584/1902 Improvements in and pertaining to locomotive engine spark arresting appliances and arrangements.  Applied 8 January 1902. Published 7 February 1903.
2710/1902 Improvements in and pertaining to locomotive engine spark arresting appliances and arrangements. Applied 3 February 1902. Published 3 February 1903.
20665/1903 Improved draught producing and spark arresting apparatus for locomotive engines. Applied 25 September 1903. Published 28 April 1904.
22276/1903 Improved draught producing and spark arresting apparatus for locomotive engines. Applied 15 October 1903. Published 28 April 1904.

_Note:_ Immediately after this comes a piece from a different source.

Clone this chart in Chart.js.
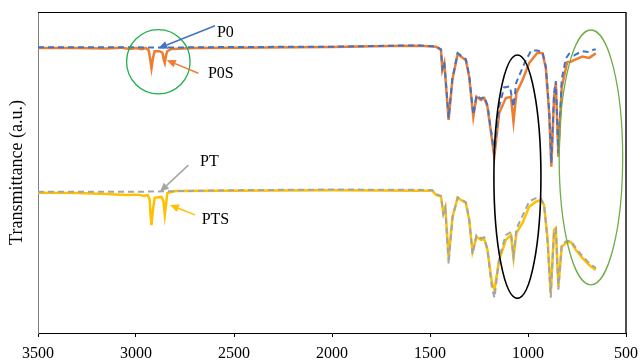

17990/1907 Improvements in or connected with fall down doors of railway trucks, horse boxes, cattle trucks and other structures, with Walter Reuben Preston. Applied 7 August 1907. Published 6 August 1908.
18258/1907 Improvements in means for securing doors or flaps of railway trucks, horse boxes or the like. with Walter Reuben Preston. Applied 12 August 1907. Published 6 August 1908.
22304/1907 Improvements in connected with fall down doors of railway trucks, horse boxes, cattle trucks, and other structures. with Walter Reuben Preston. Applied 9 October 1907. Published 8 October 1908.

William Wainwright

Born in Leeds on 2 August 1833; died Ashford, Kent, 21 May 1895. Apprenticed at E.B. Wilson & Co in Leeds. In 1854 he began working on the Oxford, Worcester & Wolverhampton Railway where he rapidly rose to the position of foreman and in 1860 became locomotive & carriage superintendent. Following amalgamation with the GWR in 1863 he was appointed superintendent of the locomotive & carriage department of the Worcester division. In 1873 he left the GWR and for five years was manager of Worcester Carriage & Wagon Co. In 1877 he was appointed chief outdoor assistant of the carriage & wagon department of the Midland Railway at Derby, where he had charge of about 1,500 men. In April 1882 he was appointed chief carriage & wagon superintendent of the SER at Ashford and during the next thirteen he revolutionized SER coach design. Marshall.